| GIVEN INSTRUCTION |
Copy out the data below as written; omit any images.

>>>>>

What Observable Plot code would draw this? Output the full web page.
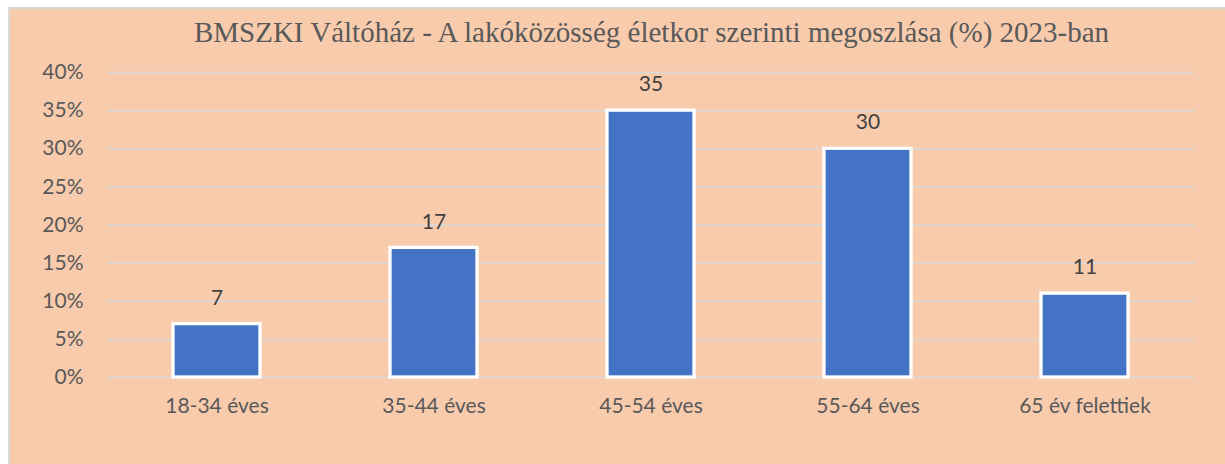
<!DOCTYPE html>
<html>
<head>
<meta charset="utf-8">
<script src="https://cdn.jsdelivr.net/npm/d3@7"></script>
<script src="https://cdn.jsdelivr.net/npm/@observablehq/plot@0.6"></script>
<style>
  html, body { margin: 0; padding: 0; background: #ffffff; overflow: hidden; }
  #wrap {
    position: absolute; left: 8px; top: 7px; width: 1230px; height: 470px;
    background: #F8CBAD; border-left: 2px solid #d9d9d9; border-top: 2px solid #d9d9d9;
  }
  #title {
    height: 46px; line-height: 46px; padding-left: 68px; width: 1147px;
    text-align: center; font-family: "Liberation Serif", "Times New Roman", serif;
    font-size: 29px; color: #595959; white-space: nowrap;
  }
</style>
</head>
<body>
<div id="wrap">
  <div id="title"></div>
  <div id="chart"></div>
</div>
<script>
const titleText = "BMSZKI Váltóház - A lakóközösség életkor szerinti megoszlása (%) 2023-ban";
const categories = ["18-34 éves", "35-44 éves", "45-54 éves", "55-64 éves", "65 év felettiek"];
const values = [7, 17, 35, 30, 11];
const yTicks = [0, 5, 10, 15, 20, 25, 30, 35, 40];

document.getElementById("title").textContent = titleText;

const data = categories.map((c, i) => ({category: c, value: values[i]}));

const chart = Plot.plot({
  width: 1215,
  height: 409,
  marginLeft: 97,
  marginRight: 31,
  marginTop: 17,
  marginBottom: 87,
  style: {background: "transparent", fontFamily: "Lato, 'Open Sans', sans-serif", fontSize: "21px", color: "#595959", overflow: "visible"},
  x: {domain: categories, paddingInner: 0.6, paddingOuter: 0.3, label: null, tickSize: 0, tickPadding: 21},
  y: {domain: [0, 40], ticks: yTicks, tickFormat: d => d + "%", label: null, tickSize: 0, tickPadding: 24},
  marks: [
    Plot.gridY(yTicks, {stroke: "#d9d9d9", strokeWidth: 1.5, strokeOpacity: 1}),
    Plot.barY(data, {x: "category", y: "value", fill: "#4472C4", stroke: "#ffffff", strokeWidth: 3.3}),
    Plot.text(data, {x: "category", y: "value", text: d => String(d.value), dy: -26, fill: "#404040", fontSize: 21})
  ]
});
document.getElementById("chart").appendChild(chart);
</script>
</body>
</html>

<<<<<

| SOLVED PROBLEM |
What Observable Plot code would draw this? Output the full web page.
<!DOCTYPE html>
<html>
<head>
<meta charset="utf-8">
<script src="https://cdn.jsdelivr.net/npm/d3@7"></script>
<script src="https://cdn.jsdelivr.net/npm/@observablehq/plot@0.6"></script>
<style>
  html, body { margin: 0; padding: 0; background: #ffffff; overflow: hidden; }
  #wrap {
    position: absolute; left: 8px; top: 7px; width: 1230px; height: 470px;
    background: #F8CBAD; border-left: 2px solid #d9d9d9; border-top: 2px solid #d9d9d9;
  }
  #title {
    height: 46px; line-height: 46px; padding-left: 68px; width: 1147px;
    text-align: center; font-family: "Liberation Serif", "Times New Roman", serif;
    font-size: 29px; color: #595959; white-space: nowrap;
  }
</style>
</head>
<body>
<div id="wrap">
  <div id="title"></div>
  <div id="chart"></div>
</div>
<script>
const titleText = "BMSZKI Váltóház - A lakóközösség életkor szerinti megoszlása (%) 2023-ban";
const categories = ["18-34 éves", "35-44 éves", "45-54 éves", "55-64 éves", "65 év felettiek"];
const values = [7, 17, 35, 30, 11];
const yTicks = [0, 5, 10, 15, 20, 25, 30, 35, 40];

document.getElementById("title").textContent = titleText;

const data = categories.map((c, i) => ({category: c, value: values[i]}));

const chart = Plot.plot({
  width: 1215,
  height: 409,
  marginLeft: 97,
  marginRight: 31,
  marginTop: 17,
  marginBottom: 87,
  style: {background: "transparent", fontFamily: "Lato, 'Open Sans', sans-serif", fontSize: "21px", color: "#595959", overflow: "visible"},
  x: {domain: categories, paddingInner: 0.6, paddingOuter: 0.3, label: null, tickSize: 0, tickPadding: 21},
  y: {domain: [0, 40], ticks: yTicks, tickFormat: d => d + "%", label: null, tickSize: 0, tickPadding: 24},
  marks: [
    Plot.gridY(yTicks, {stroke: "#d9d9d9", strokeWidth: 1.5, strokeOpacity: 1}),
    Plot.barY(data, {x: "category", y: "value", fill: "#4472C4", stroke: "#ffffff", strokeWidth: 3.3}),
    Plot.text(data, {x: "category", y: "value", text: d => String(d.value), dy: -26, fill: "#404040", fontSize: 21})
  ]
});
document.getElementById("chart").appendChild(chart);
</script>
</body>
</html>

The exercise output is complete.